— Start of ENTRIES SHOWN —

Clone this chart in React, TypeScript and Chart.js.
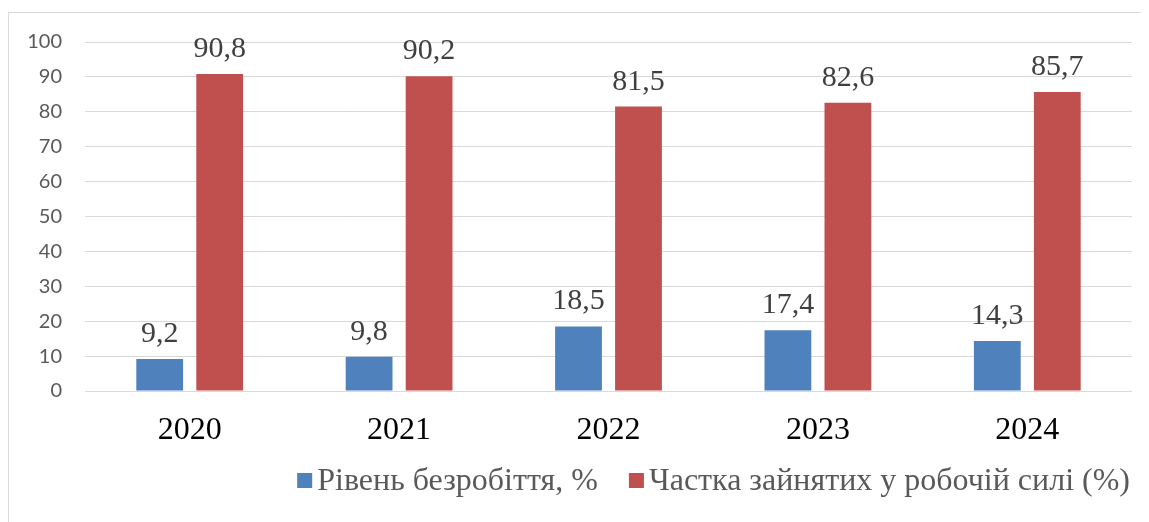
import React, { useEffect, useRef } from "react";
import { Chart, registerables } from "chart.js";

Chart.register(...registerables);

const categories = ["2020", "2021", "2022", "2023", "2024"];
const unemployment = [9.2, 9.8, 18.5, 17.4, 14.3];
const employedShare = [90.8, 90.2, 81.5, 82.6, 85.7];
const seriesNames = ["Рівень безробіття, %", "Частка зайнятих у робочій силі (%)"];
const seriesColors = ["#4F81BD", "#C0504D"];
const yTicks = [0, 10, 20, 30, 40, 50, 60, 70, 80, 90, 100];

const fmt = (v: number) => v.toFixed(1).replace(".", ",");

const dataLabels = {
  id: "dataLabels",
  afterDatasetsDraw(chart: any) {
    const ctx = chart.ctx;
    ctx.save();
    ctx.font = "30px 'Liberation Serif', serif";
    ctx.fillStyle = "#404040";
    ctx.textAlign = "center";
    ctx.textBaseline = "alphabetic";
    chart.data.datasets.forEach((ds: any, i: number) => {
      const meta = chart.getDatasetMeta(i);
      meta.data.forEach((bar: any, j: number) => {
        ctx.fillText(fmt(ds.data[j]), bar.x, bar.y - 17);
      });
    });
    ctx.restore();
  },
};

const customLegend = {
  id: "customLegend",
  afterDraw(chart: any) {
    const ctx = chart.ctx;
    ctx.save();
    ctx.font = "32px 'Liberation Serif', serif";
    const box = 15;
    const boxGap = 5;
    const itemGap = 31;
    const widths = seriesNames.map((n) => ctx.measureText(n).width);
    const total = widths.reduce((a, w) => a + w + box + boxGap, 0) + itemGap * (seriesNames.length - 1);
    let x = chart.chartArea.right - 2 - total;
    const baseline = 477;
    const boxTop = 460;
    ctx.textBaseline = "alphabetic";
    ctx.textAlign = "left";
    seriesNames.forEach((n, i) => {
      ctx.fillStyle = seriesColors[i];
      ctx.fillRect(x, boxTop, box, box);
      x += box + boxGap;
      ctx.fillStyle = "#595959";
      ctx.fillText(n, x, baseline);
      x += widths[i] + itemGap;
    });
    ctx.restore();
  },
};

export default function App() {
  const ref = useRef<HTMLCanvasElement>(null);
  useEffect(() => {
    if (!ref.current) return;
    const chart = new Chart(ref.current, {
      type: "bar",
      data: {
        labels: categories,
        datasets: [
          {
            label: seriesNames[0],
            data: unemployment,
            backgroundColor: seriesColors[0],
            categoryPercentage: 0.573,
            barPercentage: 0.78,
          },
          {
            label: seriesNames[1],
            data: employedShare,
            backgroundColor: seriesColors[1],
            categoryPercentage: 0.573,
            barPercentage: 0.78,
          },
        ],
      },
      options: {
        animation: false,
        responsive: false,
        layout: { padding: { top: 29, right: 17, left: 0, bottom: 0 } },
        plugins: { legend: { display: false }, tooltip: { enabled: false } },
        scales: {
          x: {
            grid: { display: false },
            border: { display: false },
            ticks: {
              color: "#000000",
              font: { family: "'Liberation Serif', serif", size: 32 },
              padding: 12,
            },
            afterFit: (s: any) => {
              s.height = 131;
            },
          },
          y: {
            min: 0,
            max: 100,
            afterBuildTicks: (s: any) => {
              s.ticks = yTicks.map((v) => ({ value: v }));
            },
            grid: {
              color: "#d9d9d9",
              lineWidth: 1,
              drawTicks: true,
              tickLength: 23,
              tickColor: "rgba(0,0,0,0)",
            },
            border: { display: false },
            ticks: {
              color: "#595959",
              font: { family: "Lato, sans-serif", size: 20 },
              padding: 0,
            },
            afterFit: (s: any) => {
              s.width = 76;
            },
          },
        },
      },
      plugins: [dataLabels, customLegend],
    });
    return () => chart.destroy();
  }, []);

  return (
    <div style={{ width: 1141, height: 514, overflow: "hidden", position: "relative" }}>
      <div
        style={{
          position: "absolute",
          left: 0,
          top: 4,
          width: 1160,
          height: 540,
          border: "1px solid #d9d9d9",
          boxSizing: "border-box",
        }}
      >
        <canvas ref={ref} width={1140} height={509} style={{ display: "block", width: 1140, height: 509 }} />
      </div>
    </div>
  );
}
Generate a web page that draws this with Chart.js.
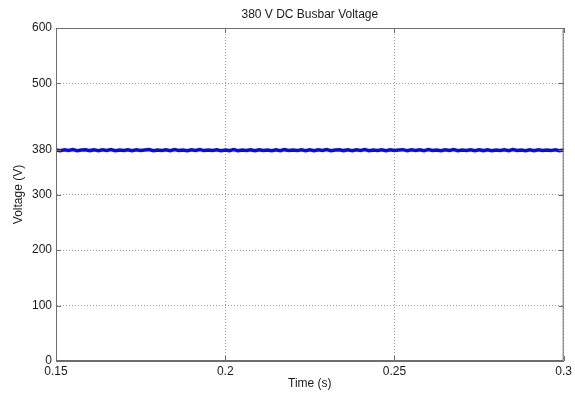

— End of ENTRIES SHOWN —

- WHAT IS BEING ASKED -
Restate the data word for word from its first line through the line with "Chart.register(...registerables);", leaving out any picture along the way.

- ANSWER FOR THE TASK -
Clone this chart in React, TypeScript and Chart.js.
import React, { useEffect, useRef } from "react";
import { Chart, registerables } from "chart.js";

Chart.register(...registerables);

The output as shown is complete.